Klestzick further testified, the panel wrote, that Castro "did not receive any compensation from the case, never held himself out as an attorney but assisted Klestzick, at his request, to understand all the facts and issues of the complicated case and to locate some evidence."
In addition, Klestzick told the referee, according to the panel, that Castro had "analyzed" a trial transcript in the case and "emailed him a memorandum which contained trial strategies," and also had "met with him [Klestzick] and the client during the March 2019 trial, and assisted him on drafting his motion to vacate."
But in his report on the disciplinary matter, the referee, who did find Castro liable for eight out of the 10 charges levied against him by the grievance committee, including the unauthorized practice of law, wrote that he viewed Castro's unauthorized practice as different from some previous, precedent-setting matters that had leveled disbarment against some lawyers who'd engaged in unauthorized practice of law.
"The Referee acknowledged precedent showing that disbarment is the usual sanction for such misconduct," wrote the panel. But the referee "found Castro's misconduct was distinguishable from those cases in that he did not appear in court or at a closing, he did not fail to advise clients of his suspension, and he did not hold himself out as an attorney in good standing."
"Rather, he 'sought to assist incoming counsel on a serious claim only when Klestzick asked and demonstrated he was not prepared' which 'balancing factors need to be also taken into account,'" the panel added, quoting from the unnamed referee's report on the matter.
The referee also gave some weight to mitigating factors and circumstances in regard to Castro's misappropriation of more than $58,000 in the unnamed tenant-client's fund, the panel said.
According to the panel's opinion, the referee found that between March and June 2010, Castro deposited $93,040 into a trust account, and then between April and June 2010, he disbursed $34,890 to his client's landlord in accordance with court order.
"The remaining balance of $58,150 should have remained intact until payment was made to the client. However, respondent's bank records show that, between August 2010 and October 2013, the IOLA account balance repeatedly fell below $58,150, and, as of July 2012, had fallen to $562.27," the panel added, and "finally, in December 2014, respondent paid his client the $58,150 he was owed after the client complained to the AGC."
The referee wrote, according to the panel, that "his recommendation of a sanction calls for a balancing of the various issues presented," including that "the mitigation witnesses show that [respondent] is a zealous advocate with personal qualities to be admired in a practitioner. However, this aspect needs to be weighed against his mismanagement of his practice leading to a shortfall in his escrow account. The referee does not feel that disbarment is a warranted sanction."

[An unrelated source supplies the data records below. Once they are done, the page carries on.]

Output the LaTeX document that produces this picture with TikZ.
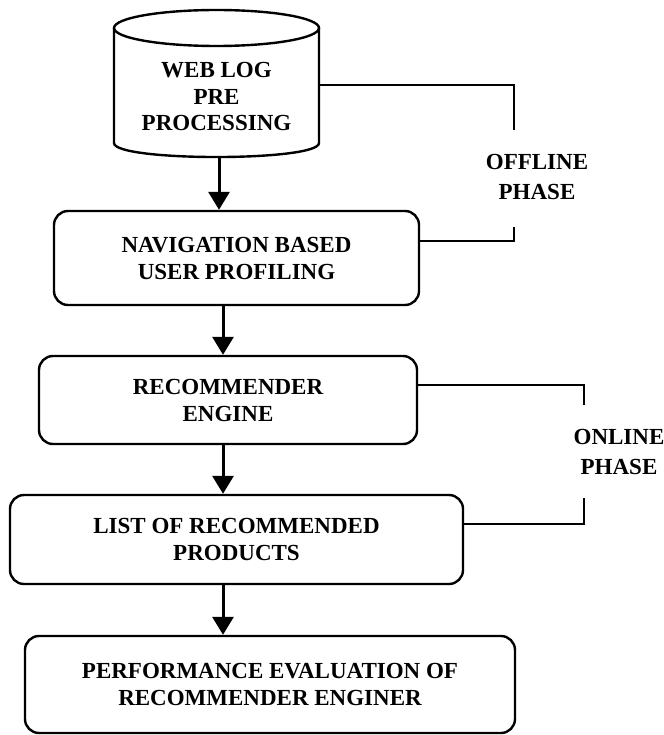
\documentclass[tikz,border=0pt]{standalone}
\usepackage{fontspec}
\setmainfont{Liberation Serif}
\usetikzlibrary{arrows.meta}
\begin{document}
\begin{tikzpicture}[x=1pt,y=-1pt,
  box/.style={draw, line width=2.4pt, rounded corners=14pt, align=center,
    font=\bfseries\fontsize{23}{27}\selectfont, inner sep=0pt},
  cyltxt/.style={align=center, inner sep=0pt, font=\bfseries\fontsize{23}{26.5}\selectfont},
  lbl/.style={align=center, inner sep=0pt, font=\bfseries\fontsize{23}{30}\selectfont},
  brk/.style={line width=2pt},
  cylline/.style={line width=2.4pt},
  arr/.style={line width=3pt, -{Triangle[width=21pt,length=18pt]}}]
\fill[white] (0,0) rectangle (663,735);
\useasboundingbox (0,0) rectangle (663,735);

% cylinder
\node[inner sep=0pt, minimum width=205pt, minimum height=147pt] (cyl) at (216.5,83.5) {};
\draw[cylline] (216.5,28) ellipse [x radius=102.5pt, y radius=18pt];
\draw[cylline] (114,28) -- (114,143) .. controls (114,161.7) and (319,161.7) .. (319,143) -- (319,28);
\node[cyltxt] (cyltext) at (216.5,96.5) {WEB LOG\\PRE\\PROCESSING};

% boxes
\node[box, minimum width=365pt, minimum height=94pt] (nav) at (236.5,258) {NAVIGATION BASED\\USER PROFILING};
\node[box, minimum width=378pt, minimum height=88pt] (rec) at (228,400) {RECOMMENDER\\ENGINE};
\node[box, minimum width=453pt, minimum height=89pt] (list) at (236.5,539.5) {LIST OF RECOMMENDED\\PRODUCTS};
\node[box, minimum width=490pt, minimum height=97pt] (perf) at (270,684.5) {PERFORMANCE EVALUATION OF\\RECOMMENDER ENGINER};

% arrows
\coordinate (ax1) at (219,0);
\coordinate (ax) at (223,0);
\draw[arr] (cyl.south -| ax1) -- (nav.north -| ax1);
\draw[arr] (nav.south -| ax) -- (rec.north -| ax);
\draw[arr] (rec.south -| ax) -- (list.north -| ax);
\draw[arr] (list.south -| ax) -- (perf.north -| ax);

% offline bracket
\coordinate (off0) at (514,85);
\coordinate (off1) at (514,130);
\coordinate (off2) at (514,227);
\coordinate (off3) at (514,241);
\draw[brk] (cyl.east |- off0) -- (off0) -- (off1);
\draw[brk] (nav.east |- off3) -- (off3) -- (off2);
\node[lbl] (offl) at (537,177) {OFFLINE\\PHASE};

% online bracket
\coordinate (on0) at (584,385);
\coordinate (on1) at (584,405);
\coordinate (on2) at (584,498);
\coordinate (on3) at (584,524);
\draw[brk] (rec.east |- on0) -- (on0) -- (on1);
\draw[brk] (list.east |- on3) -- (on3) -- (on2);
\node[lbl] (onl) at (619,452) {ONLINE\\PHASE};
\end{tikzpicture}
\end{document}
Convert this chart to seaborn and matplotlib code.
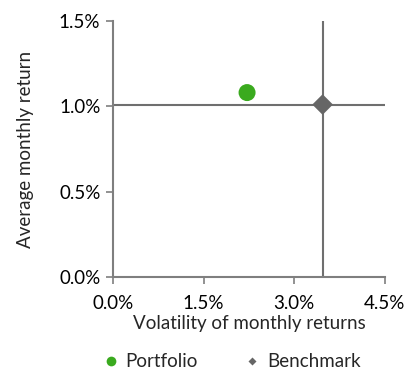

The panel, composed of Justices Rosalyn Richter, Ellen Gesmer, Jeffrey Oing, Anil C. Singh and Peter Moulton, chose to adopt the referee's findings and four-year suspension punishment, which in the legal matter before the panel, the grievance committee had also asked be adopted despite its request to the referee, at one point, for Castro's disbarment.
Castro, said the justices, asked for a three-year suspension retroactive to the date of his interim suspension, Oct. 31, 2017, based on his entire record.
The panel's suspension of four years is retroactive to 2017 date, their opinion states.
Castro could not be reached for comment.